Over the previous financial year across the economy, profits also soared by 27.5 per cent. This imbalance is even greater in selected industries. Gross operating profits in mining have risen by 60.6 per cent, while wages grew by just 3.8 per cent. Construction profits rose by 55.5 per cent, but wages by just 2.9 per cent. And profits in the information, media and telecommunications sector grew by 10 per cent—five times more than wages. Company profits as a share of national income are now back to the record levels of 2008, while the wages share is the lowest since 1964. So there has been no shortage of funds to fund wage increases for workers, but corporations have instead funded executive salaries. This is unfair and unsustainable, and it is little wonder that the community is angry when they are doing it tough and being asked to engage in wage restraint when corporate leaders are filling their own pockets.

Here are some examples from last year of incredible increases in CEO pay from 2009 to 2010. Tom Albanese, CEO of Rio Tinto, got $9,039,000, an increase of 328 per cent. Don Voelte from Woodside Petroleum is on $8,343,339—also a huge increase. Ralph Norris, CEO of the Commonwealth Bank, modest but still a nice little earner, is on $16,157,746, an increase of 75 per cent. And the list goes on: David Knox at Santos, $5 million, an increase of 63 per cent; Marius Kloppers on $11 million, and so on. Something needs to be done to rein in these fat-cat salaries and excessive profits. Something needs to be done to address this growing inequality. The Greens have been seeking action on executive remuneration for some time. We have proposed real and practical measures to limit executive pay. We have moved a number of amendments to the Corporations Act in the past to implement our proposals. The most recent was at the end of 2009 to the Corporations Amendment (Improving Accountability on Termination Payment) Bill.

The measures we have proposed include: a cap on total executive remuneration of $5 million to stop the excesses of the past decade but also to ensure that the majority of executives continue to enjoy attractive remuneration packages. The limit that we have proposed is more than 10 times the Prime Minister's salary. We have also proposed: a remuneration formula to set executive pay at 30 times the average employee's wage; a top marginal tax rate of 50 per cent for incomes over $1 million a year; and a binding shareholder vote on company remuneration policy. The policy would set minimum standards to be included in remuneration packages which would, in turn, place limits on the size of remuneration packages covering base salaries, performance and termination pay and non-cash rewards. We believe that these measures are sensible and, if implemented, would have already started to rein in excessive executive salaries.

Unfortunately, the government and the opposition have not had the courage to take strong action on this problem and support our measures. Instead, we have before us this bill today. The bill implements a number of the recommendations from the Productivity Commission's report from 2009on executive remuneration. The key measure in the bill is the two strike non-binding vote of shareholders on the remuneration report leading to a spill of the board.

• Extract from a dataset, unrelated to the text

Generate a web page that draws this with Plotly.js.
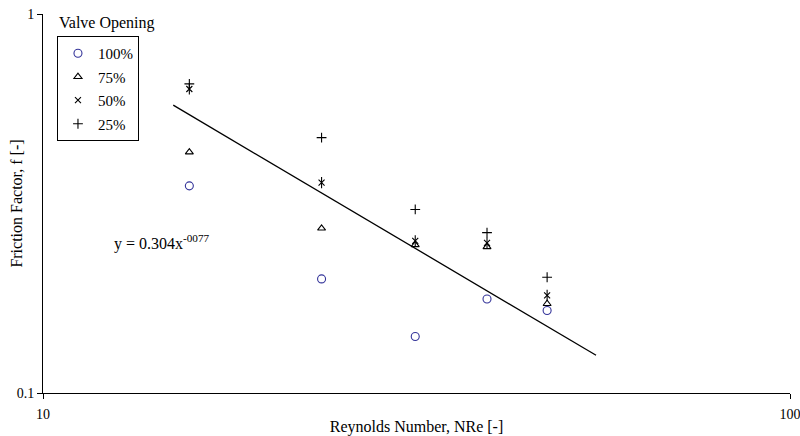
<!DOCTYPE html>
<html>
<head>
<meta charset="utf-8">
<script src="https://cdn.plot.ly/plotly-3.0.1.min.js"></script>
<style>
  html, body { margin: 0; padding: 0; background: #fff; }
  #chart { width: 800px; height: 436px; }
</style>
</head>
<body>
<div id="chart"></div>
<script>
// Reynolds number for each run
const reynolds = [15.7, 23.6, 31.5, 39.3, 47.3];

// Friction factor at each valve opening
const f100 = [0.352, 0.200, 0.141, 0.177, 0.165];
const f75  = [0.432, 0.272, 0.246, 0.243, 0.172];
const f50  = [0.634, 0.359, 0.252, 0.249, 0.181];
const f25  = [0.654, 0.472, 0.305, 0.265, 0.202];

// Power-law trend line f = a * Re^b
const trendA = 13.45;
const trendB = -1.166;
const trendRange = [14.94, 55.0];
const trendLabel = 'y = 0.304x<sup>-0077</sup>';

const tickX = [10, 100];
const tickXText = ['10', '100'];
const tickY = [0.1, 1];
const tickYText = ['0.1', '1'];

const trendX = [];
const trendY = [];
const nSteps = 20;
for (let i = 0; i <= nSteps; i++) {
  const lx = Math.log10(trendRange[0]) + (Math.log10(trendRange[1]) - Math.log10(trendRange[0])) * i / nSteps;
  const x = Math.pow(10, lx);
  trendX.push(x);
  trendY.push(trendA * Math.pow(x, trendB));
}

const serif = '"Liberation Serif", serif';

const traces = [
  {
    x: trendX, y: trendY, mode: 'lines', showlegend: false, hoverinfo: 'skip',
    line: { color: '#000', width: 1.3 }
  },
  {
    x: reynolds, y: f100, mode: 'markers', name: '100%', legendgroup: 'a',
    marker: { symbol: 'circle-open', size: 8, color: '#333399', line: { width: 1.1, color: '#333399' } }
  },
  {
    x: reynolds, y: f75, mode: 'markers', name: '75%', legendgroup: 'b',
    marker: { symbol: 'triangle-up-open', size: 7, color: '#000', line: { width: 1.1, color: '#000' } }
  },
  {
    x: reynolds, y: f50, mode: 'markers', name: '50%', legendgroup: 'c',
    marker: { symbol: 'x-thin-open', size: 6, color: '#000', line: { width: 1.1, color: '#000' } }
  },
  {
    x: reynolds, y: f50, mode: 'markers', name: '50%', legendgroup: 'c', showlegend: false,
    marker: { symbol: 'line-ns-open', size: 8, color: '#000', line: { width: 1.1, color: '#000' } }
  },
  {
    x: reynolds, y: f25, mode: 'markers', name: '25%', legendgroup: 'd',
    marker: { symbol: 'cross-thin-open', size: 7, color: '#000', line: { width: 1.1, color: '#000' } }
  }
];

const layout = {
  width: 800, height: 436,
  margin: { l: 43, r: 10, t: 14, b: 43 },
  paper_bgcolor: '#fff', plot_bgcolor: '#fff',
  font: { family: serif, size: 14, color: '#000' },
  showlegend: true,
  legend: {
    x: 0.0187, y: 0.942, xanchor: 'left', yanchor: 'top',
    bordercolor: '#000', borderwidth: 1, bgcolor: '#fff',
    font: { family: serif, size: 15, color: '#000' },
    traceorder: 'grouped', tracegroupgap: 1, itemwidth: 30
  },
  xaxis: {
    type: 'log', range: [1, 2],
    tickvals: tickX, ticktext: tickXText,
    ticks: 'outside', ticklen: 5, tickcolor: '#000',
    showline: true, linecolor: '#000', linewidth: 1,
    showgrid: false, zeroline: false,
    tickfont: { family: serif, size: 14 },
    ticklabelstandoff: 3,
    ticklabeloverflow: 'allow',
    title: { text: 'Reynolds Number, NRe [-]', font: { family: serif, size: 16 }, standoff: 2 }
  },
  yaxis: {
    type: 'log', range: [-1, 0],
    tickvals: tickY, ticktext: tickYText,
    ticks: 'outside', ticklen: 5, tickcolor: '#000',
    showline: true, linecolor: '#000', linewidth: 1,
    showgrid: false, zeroline: false,
    tickfont: { family: serif, size: 14 },
    ticklabeloverflow: 'allow'
  },
  annotations: [
    {
      text: 'Friction Factor, f [-]', xref: 'paper', yref: 'paper',
      x: -0.036, y: 0.5, xanchor: 'center', yanchor: 'middle', textangle: -90, showarrow: false,
      font: { family: serif, size: 16, color: '#000' }
    },
    {
      text: 'Valve Opening', xref: 'paper', yref: 'paper',
      x: 0.0187, y: 0.976, xanchor: 'left', yanchor: 'middle', showarrow: false,
      font: { family: serif, size: 16, color: '#000' }
    },
    {
      text: trendLabel, xref: 'paper', yref: 'paper',
      x: 0.093, y: 0.398, xanchor: 'left', yanchor: 'middle', showarrow: false,
      font: { family: serif, size: 16, color: '#000' }
    }
  ]
};

Plotly.newPlot('chart', traces, layout, { displayModeBar: false, staticPlot: true });
</script>
</body>
</html>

The first strike will occur when a company's remuneration report receives a no vote of 25 per cent or more. When this occurs, the company's subsequent remuneration report, the next year, must include an explanation of the board's proposed actions in response to the no vote or an explanation of why no action has been taken.

The second strike occurs when a company's subsequent remuneration report receives a no vote of 25 per cent or more. When this occurs, shareholders will vote at the same AGM to determine whether the directors will need to stand for re-election. If this spill resolution passes with 50 per cent or more of eligible votes cast, then the spill meeting will take place within 90 days.

While this is a step forward from where we are now, the Greens would prefer a binding vote of shareholders on remuneration policy which would set limits and give the shareholders that ability to configure payments in accordance with common sense. Under the provisions in the bill the potential for a spill of the board takes two votes at subsequent annual general meetings of shareholders expressing their concern with the remuneration of executives. There is, therefore, a significant amount of time between shareholders expressing displeasure and being in a position to act. During this time CEOs can continue to be paid obscene salaries.

We understand the arguments put by the Productivity Commission against a binding vote, including that a binding vote would provide significant practical difficulties such as companies not being able to finalise a contract with an executive until shareholder approval was obtained, and could result in a deadlock arising between shareholders and the board regarding the appropriate levels of executive remuneration. We appreciate that the government's position is to encourage cultural change in large corporations regarding executive remuneration. However, we continue to hold reservations that these measures will in practical terms work to stop the excessive salaries that I have outlined today. We will be watching carefully how this process works in practice and the extent to which it does create cultural change and rein in executive remuneration packages.

The Greens support the other measures in the bill to increase transparency with regard to executive remuneration. These include: increasing transparency and accountability with respect to the use of remuneration consultants, in particular, that remuneration consultants report to non-executive directors or the remuneration committee; addressing conflicts of interests that exist with directors and executives voting their shares on remuneration resolutions. We agree that directors and executives with voting shares should not be allowed to vote on the remuneration reports. We also support: ensuring that remuneration remains linked to performance by prohibiting hedging of incentive remuneration; requiring shareholder approval for declarations of no vacancy at an annual general meeting; prohibiting proxy holders from cherry-picking the proxies they exercise by requiring that any directed proxies that are not voted default to the chair, who is required to vote the proxies as directed; and reducing the complexity of the remuneration report by confining disclosures in the report to the key management personnel.

These measures also go to implementing some of the principles of executive remuneration agreed to by the G20 in September 2009. They will improve the way companies go about determining remuneration for executives, and the increased transparency of these measures is to be welcomed. However, this must be just the first step. Unless we move to serious caps and stronger regulation of executive salaries we will not begin to address the growing inequality we are experiencing in this country.